Small businesses are still struggling to get financing, and that has many entrepreneurs wondering how to go about getting the cash they need to either start or maintain their business.
“These days you’re more likely to win at roulette than to secure a business loan,” said Mike Michalowicz, entrepreneurial advocate and author of “The Toilet Paper Entrepreneur.”
Nearly two-thirds of privately held businesses said they were denied by banks when they applied for a loan, according to a recent Pepperdine University survey.
So, many entrepreneurs are having to get creative when it comes to raising money.
When Andy and Rachel Berliner started their frozen food business, Amy’s Kitchen, they had no choice but to get creative.
”We didn’t have any money. We borrowed on Rachel’s car,” Andy Berliner said. “I sold a gold watch someone had given me years before, and borrowed a little bit from family.”
After they got things started, the Berliners went to a bank for a loan and brought along their product for a tasting. The bankers were hooked. Now, Amy’s Kitchen is an established business that makes over 150 products and expects its sales to top $300 million for 2011.
Here are a few tips from the pros when it comes to raising money.
Before you fill out that bank loan application, do some homework.
First, business owners should run a credit check and talk to local bankers about the criteria needed to get a loan, said Raj Tumber, a business mentor and counselor at SCORE, a nonprofit association that helps entrepreneurs and small businesses.
Then, he said, make sure you have a solid business plan that includes details such as a competitive analysis, the management process, a marketing analysis and financial projections.
Entrepreneurs are also expected to lay out more of their own cash.
According to Tumber, the banks used to settle for anywhere from 10 percent to 20 percent in cash or assets put up by those seeking a loan. Now they are looking for a good 50-50 split.
“The more money that comes out of your pocket the better…or the more assets you have the better,” he said.
If you are looking for a loan under $50,000, a microloan may be the way to go.
The Small Business Administration’s Microloan Programprovides small, short-term loans through specially designated intermediary lenders, which are usually nonprofit community-based organizations.
While the maximum amount is $50,000, the typical loan is for $13,000.
“The requirement to obtain a microloan is more lenient as far as credit [score] goes,” Tumbler said.
Plus, he said, many big banks are generally hesitant to approve loans for under $50,000.
One of Michalowicz’s favorite approaches is reaching out to the competition. He thinks a big competitor may provide an annuity investment or a loan if you position yourself as a growing company that may be able to provide things it wants down the road.
Offering a piece of the pie or a first right of refusal to buy the company at a predetermined price are two ways to entice your competition to invest, he said.
Once the investor has an interest in seeing you succeed, you may get guidance on business decisions.
Friends and Family
Instead of going to the rich uncle, Michalowicz suggests doing what is called “crowd funding”—getting pieces of money from everyone in the group.
“It’s a lot lower risk for everyone involved,” he said. “The other upside is now you have a lot of people with interest in the business and they may be more likely to give you referrals and opportunities.”
But if your business fails, you could be disowned by your entire family.

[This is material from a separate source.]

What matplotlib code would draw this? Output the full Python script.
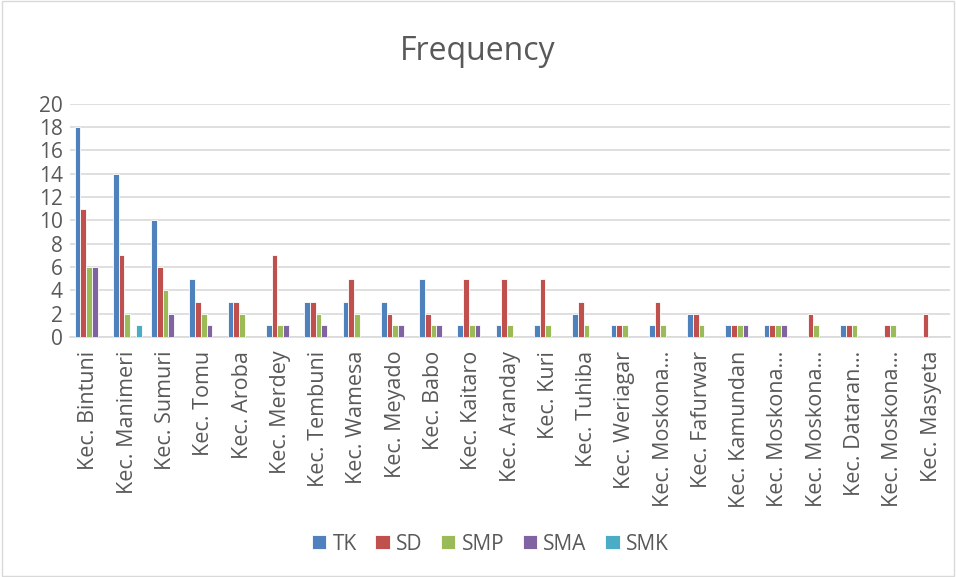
import matplotlib
matplotlib.use("Agg")
import matplotlib.pyplot as plt
import numpy as np
from matplotlib.patches import Rectangle

plt.rcParams['font.family'] = ['Open Sans', 'DejaVu Sans']

categories = ["Kec. Bintuni", "Kec. Manimeri", "Kec. Sumuri", "Kec. Tomu", "Kec. Aroba",
              "Kec. Merdey", "Kec. Tembuni", "Kec. Wamesa", "Kec. Meyado", "Kec. Babo",
              "Kec. Kaitaro", "Kec. Aranday", "Kec. Kuri", "Kec. Tuhiba", "Kec. Weriagar",
              "Kec. Moskona…", "Kec. Fafurwar", "Kec. Kamundan", "Kec. Moskona…",
              "Kec. Moskona…", "Kec. Dataran…", "Kec. Moskona…", "Kec. Masyeta"]
series_names = ["TK", "SD", "SMP", "SMA", "SMK"]
tk  = [18, 14, 10, 5, 3, 1, 3, 3, 3, 5, 1, 1, 1, 2, 1, 1, 2, 1, 1, 0, 1, 0, 0]
sd  = [11, 7, 6, 3, 3, 7, 3, 5, 2, 2, 5, 5, 5, 3, 1, 3, 2, 1, 1, 2, 1, 1, 2]
smp = [6, 2, 4, 2, 2, 1, 2, 2, 1, 1, 1, 1, 1, 1, 1, 1, 1, 1, 1, 1, 1, 1, 0]
sma = [6, 0, 2, 1, 0, 1, 1, 0, 1, 1, 1, 0, 0, 0, 0, 0, 0, 1, 1, 0, 0, 0, 0]
smk = [0, 1, 0, 0, 0, 0, 0, 0, 0, 0, 0, 0, 0, 0, 0, 0, 0, 0, 0, 0, 0, 0, 0]
colors = ["#4F81BD", "#C0504D", "#9BBB59", "#8064A2", "#4BACC6"]

data = [tk, sd, smp, sma, smk]
text_color = "#595959"

fig = plt.figure(figsize=(9.56, 5.77), dpi=100)
fig.patches.append(Rectangle((0.002, 0.002), 0.996, 0.996, transform=fig.transFigure,
                             fill=False, edgecolor="#D9D9D9", linewidth=1))
ax = fig.add_axes([0.073, 0.416, 0.921, 0.404])

x = np.arange(len(categories))
n = len(series_names)
bw = 0.15
for i, (name, vals, c) in enumerate(zip(series_names, data, colors)):
    ax.bar(x + (i - (n - 1) / 2) * bw, vals, width=bw, color=c, label=name,
           edgecolor="white", linewidth=0.6, zorder=3)

ax.set_xlim(-0.5, len(categories) - 0.5)
ax.set_ylim(0, 20)
ax.set_yticks(range(0, 21, 2))
ax.yaxis.grid(True, color="#D9D9D9", linewidth=1.2, zorder=0)
ax.set_xticks(x)
ax.set_xticklabels(categories, rotation=90, fontsize=15.5, color=text_color)
ax.tick_params(axis="y", labelsize=15, labelcolor=text_color, length=0, pad=5)
ax.tick_params(axis="x", length=0, pad=10)
for s in ["top", "right", "left"]:
    ax.spines[s].set_visible(False)
ax.spines["bottom"].set_color("#D9D9D9")
ax.spines["bottom"].set_linewidth(1.2)

fig.suptitle("Frequency", y=0.94, fontsize=23, color=text_color)
leg = fig.legend(loc="center", bbox_to_anchor=(0.513, 0.057), ncol=5, frameon=False,
                 fontsize=15, handlelength=0.68, handleheight=0.68, columnspacing=0.9,
                 handletextpad=0.3, borderpad=0)
for t in leg.get_texts():
    t.set_color(text_color)

fig.savefig("out.png", dpi=100)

So makes sure you make it clear the risks involved when accepting family loans.
With many people sidelining their money and taking it out of the stock market, targeting those wealthy individuals, or “angel investors,” is another way to try to raise capital.
“Do research and identify the people who have been successful in the business,” Michalowicz said. “Find a way to meet these people. Call them. Tell them about what you have going on. That’s how you find these investors—you have to seek them out and approach them.”
Michalowicz said that’s how he raised money for his business, Obsidian Launch, the last time he needed funding.
What Not to Do
Michalowicz said the “don’ts” can be just as important as the “dos” when it comes to financing a business. He has three pieces of advice.
First, don’t invest all your time in trying to raise money.
“I’ve seen so many good business concepts go sour because the person has committed everything to raising money and puts the concept on hold,” he said.
Second, ideas are great but execution is everything. Don’t pursue financing if you don’t have a working concept.
Lastly, don't get hung up on the interest rate. If someone is offering you $50,000 at 12 percent and someone else is offering you $30,000 at 8 percent, the loan with the higher interest rate may be the way to go if that is the capital you need.